REPORTER: Mosquitoes usually feed on flower nectar. It's only the females that bite us because they need protein from our blood to make their eggs.
They stick their long, tubular mouthpiece into your skin to extract blood and at the same time inject saliva which contains chemicals to make your blood flow smoothly.
The itchy lump you get is your body's reaction to the saliva but if they have a virus, you can also get that and that's what makes mosquitoes the deadliest animals on Earth.
While most of us are terrified of sharks, crocodiles and snakes, it's the tiniest bite of all that kills the most number of humans. Around three quarters of a million people die each year from Mosquito borne diseases but that's mainly from malaria, which doesn't exist here.
DEB FRIEDMAN: The viral infections that we're concerned about are Ross River virus, Barmah Forest virus, Japanese encephalitis virus, Murray Valley encephalitis and West Nile/Kunjin viruses.
REPORTER: While all five viruses may result in no symptoms at all, the bottom three can be fatal.
DEB FRIEDMAN: Any of those symptoms that might point to an inflammation of the brain like seizures, confusion or weakness really mean immediate medical attention is required in a hospital.
REPORTER: This mosquito culex annulirostris is able to spread all the five viruses.
She likes to breed in fresh water across inland Victoria during the summer months.
DOUG COUSINS: There'll be culex annulirostris in every trap that we set.
PETER MEE: And that can be in those traps 80 to 90% of the actual insects in that trap.
REPORTER: Along the coast a salt water loving mosquito is able to spread Ross River and Barmah Forest viruses.
Humans can't catch these viruses from other humans or animals. They can only catch them from infected mosquitoes.
DEB FRIEDMAN: The problem with diseases transmitted by mosquitoes is that there are very few for which there's a vaccine. The only infection for which we have a vaccine is Japanese encephalitis virus.
REPORTER: And so the best form of protection is to avoid getting bitten in the first place.
DEB FRIEDMAN: First of all, use of repellent and not just any repellent, but repellent that includes one of two ingredients, either DEET or picaridin. Wearing long, loose fitting clothing, typically lighter coloured clothing.
REPORTER: Culex annulirostris likes to rest in shady areas, so cleaning up backyards can help, along with removing any stagnant water where other mosquitoes like to breed.
DEB FRIEDMAN: In any neighbourhood home, there can be areas in the garden that collect water.

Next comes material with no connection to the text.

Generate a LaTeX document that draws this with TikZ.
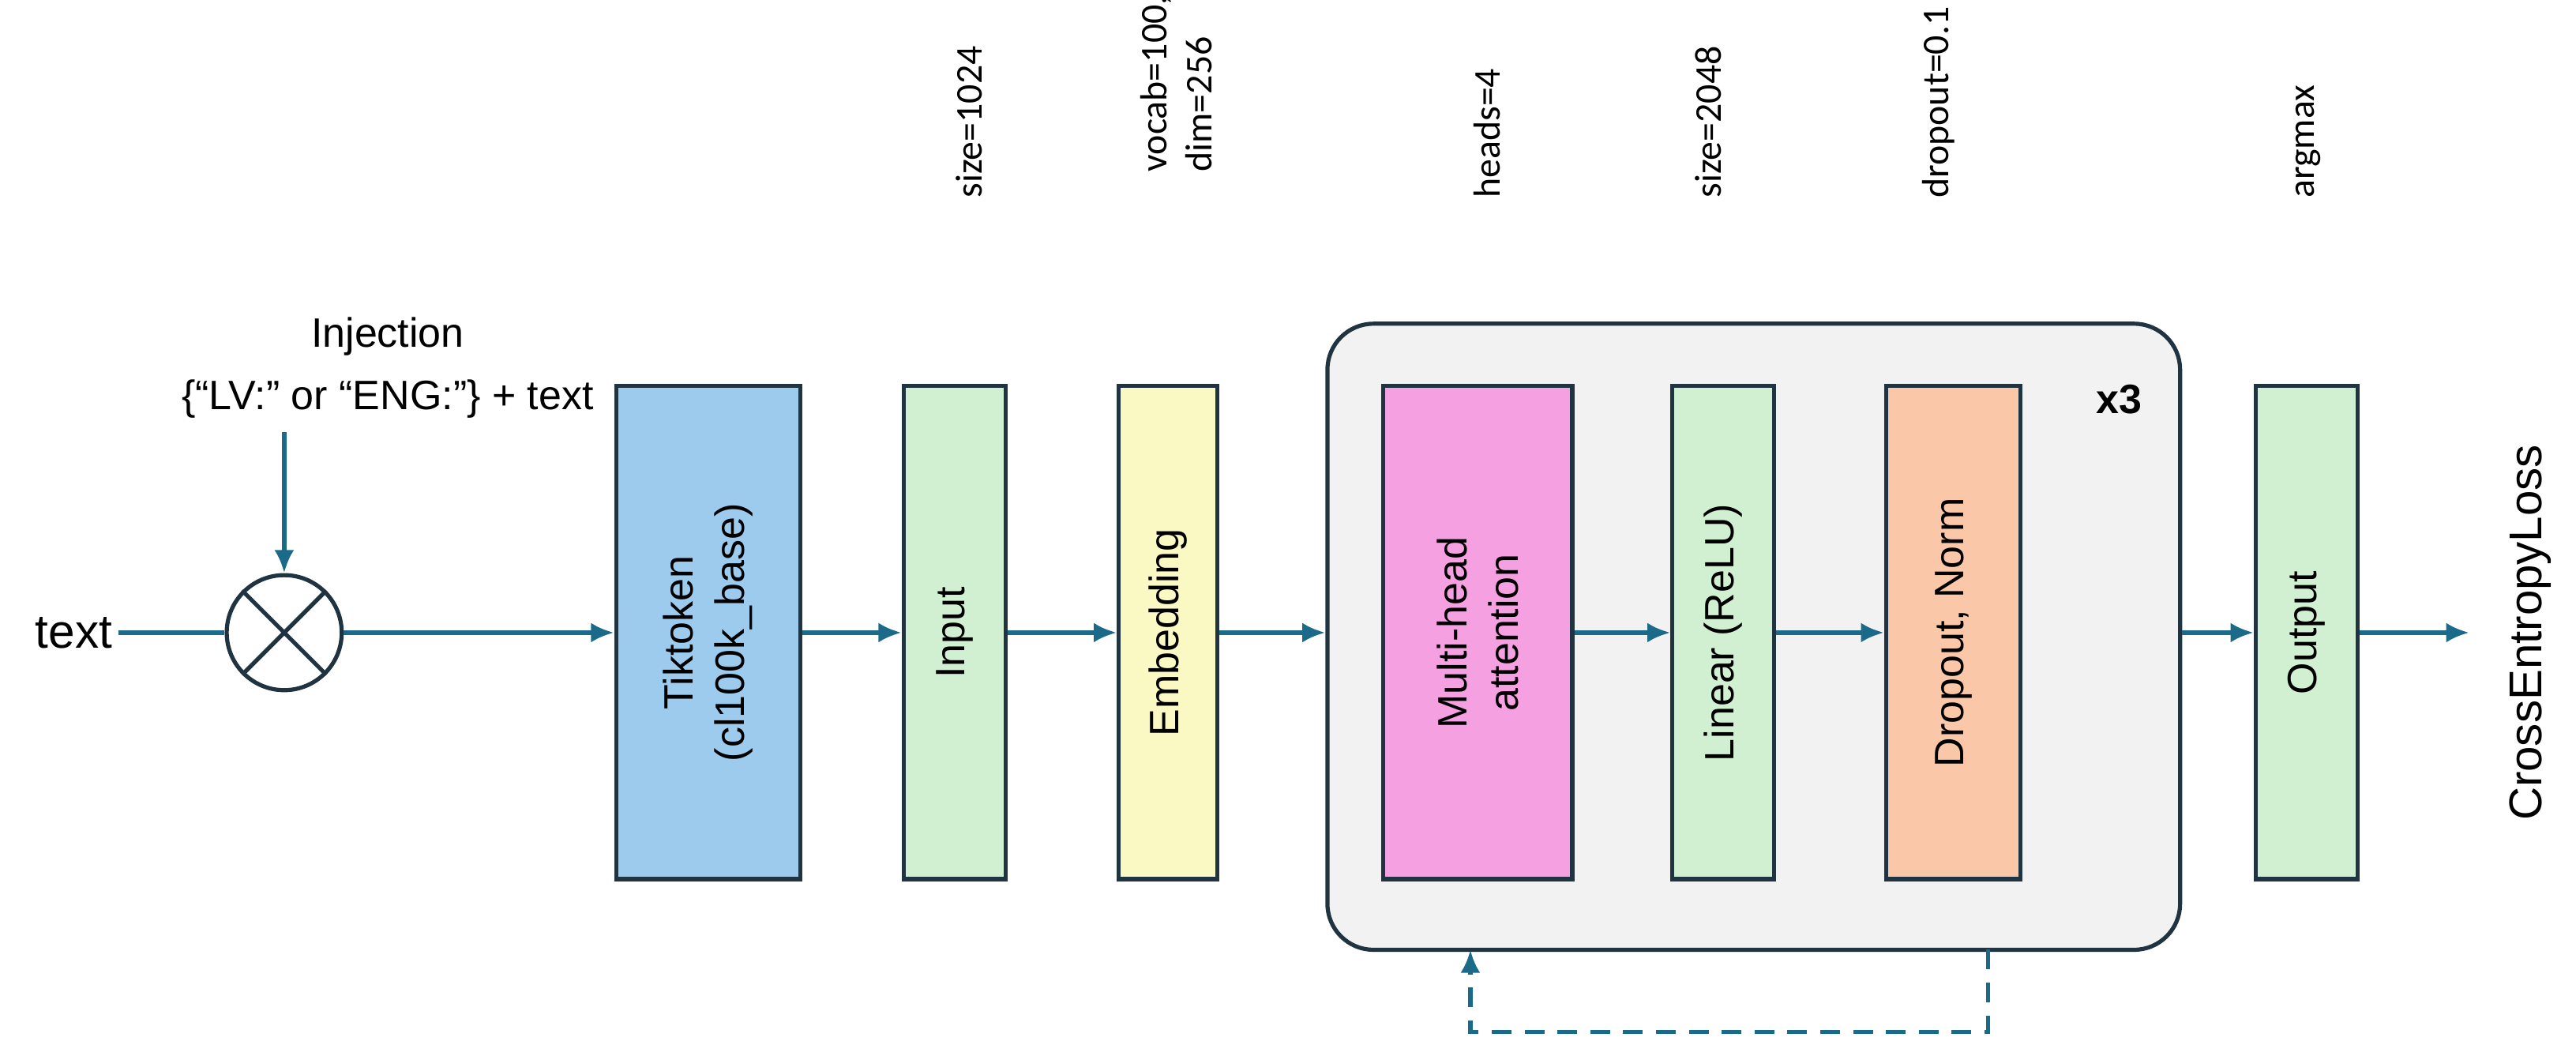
\documentclass[tikz,border=0pt]{standalone}
\usepackage{fontspec}
\setmainfont{Liberation Sans}
\newfontfamily\topf{Carlito}
\usetikzlibrary{arrows.meta}
\definecolor{lc}{HTML}{1B6A8A}
\definecolor{bd}{HTML}{1F3340}
\begin{document}
\begin{tikzpicture}[x=1pt,y=-1pt,
  blk/.style={draw=bd,line width=2.5pt,minimum height=300pt},
  lab/.style={font=\fontsize{25}{30}\selectfont},
  inb/.style={font=\fontsize{25}{31}\selectfont,rotate=90,align=center},
  top/.style={font=\topf\fontsize{23}{27}\selectfont,rotate=90,anchor=west,align=left},
  ar/.style={draw=lc,line width=2.5pt,-{Latex[length=14pt,width=12pt]}}]
\useasboundingbox (0,0) rectangle (1568,645);
\fill[white] (0,0) rectangle (1568,645);
\node[draw=bd,line width=2.5pt,fill=gray!10,rounded corners=28pt,minimum width=519pt,minimum height=381pt] (big) at (1067.5,387.5) {};
\node[blk,fill={rgb,255:red,157;green,203;blue,238},minimum width=112pt] (tik) at (431,385) {};
\node[inb] at (tik) {Tiktoken\\(cl100k\_base)};
\node[blk,fill={rgb,255:red,209;green,240;blue,209},minimum width=62pt] (inp) at (581,385) {};
\node[inb] at (inp) {Input};
\node[blk,fill={rgb,255:red,250;green,248;blue,195},minimum width=60pt] (emb) at (711,385) {};
\node[inb] at (emb) {Embedding};
\node[blk,fill={rgb,255:red,245;green,160;blue,224},minimum width=115pt] (mha) at (899.5,385) {};
\node[inb] at (mha) {Multi-head\\attention};
\node[blk,fill={rgb,255:red,209;green,240;blue,209},minimum width=62pt] (lin) at (1049,385) {};
\node[inb] at (lin) {Linear (ReLU)};
\node[blk,fill={rgb,255:red,250;green,200;blue,168},minimum width=82pt] (drp) at (1189,385) {};
\node[inb] at (drp) {Dropout, Norm};
\node[blk,fill={rgb,255:red,209;green,240;blue,209},minimum width=62pt] (out) at (1404,385) {};
\node[inb] at (out) {Output};
\node[font=\fontsize{25}{30}\selectfont\bfseries] (x3) at (1290,243) {x3};
\node[font=\fontsize{29}{34}\selectfont] (txt) at (45,385) {text};
\node[circle,draw=bd,line width=2.5pt,minimum size=70pt,inner sep=0] (mul) at (173,385) {};
\draw[bd,line width=2.5pt] (mul.north west) -- (mul.south east) (mul.north east) -- (mul.south west);
\node[lab] (inj1) at (236,205) {Injection};
\node[lab] (inj2) at (236,243) {\{“LV:” or “ENG:”\} + text};
\coordinate (injs) at (173,263);
\coordinate (end) at (1503,385);
\node[font=\fontsize{28}{32}\selectfont,rotate=90] (cel) at (1540,385) {CrossEntropyLoss};
\draw[draw=lc,line width=2.5pt] (txt.east) -- (mul.west);
\draw[ar] (injs) -- (mul.north);
\draw[ar] (mul.east) -- (tik.west);
\draw[ar] (tik.east) -- (inp.west);
\draw[ar] (inp.east) -- (emb.west);
\draw[ar] (emb.east) -- (emb.east -| big.west);
\draw[ar] (mha.east) -- (lin.west);
\draw[ar] (lin.east) -- (drp.west);
\draw[ar] (big.east |- out) -- (out.west);
\draw[ar] (out.east) -- (end);
\coordinate (d1) at (1210,578);
\coordinate (d2) at (895,578);
\draw[ar,dashed,dash pattern=on 12pt off 8pt] (d1) -- ++(0,50) -| (d2);
\node[top] (t1) at (590,124) {size=1024};
\node[top] (t2) at (716,108) {vocab=100,256\\dim=256};
\node[top] (t3) at (905,124) {heads=4};
\node[top] (t4) at (1040,124) {size=2048};
\node[top] (t5) at (1180,124) {dropout=0.1};
\node[top] (t6) at (1405,124) {argmax};
\end{tikzpicture}
\end{document}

REPORTER: Despite being a nuisance and a risk to humans, mosquitoes are an important food source for other wildlife, but work is done to control their numbers.
DOUG COUSINS: We've got a larvicide that will inhibit the mosquito larvae from becoming adults. It doesn't harm fish or all the other predators of mosquito larvae in the water.
REPORTER: Climate change is likely to increase the number and spread of mosquitoes, along with the risk of disease.
DEB FRIEDMAN: We are very concerned about the establishment of Murray Valley encephalitis and Dengue virus over the coming years, especially with climate change.
REPORTER: And so Doug's work and the rest of the mosquito surveillance program will become increasingly important to ensure we're aware of what the next threat might be.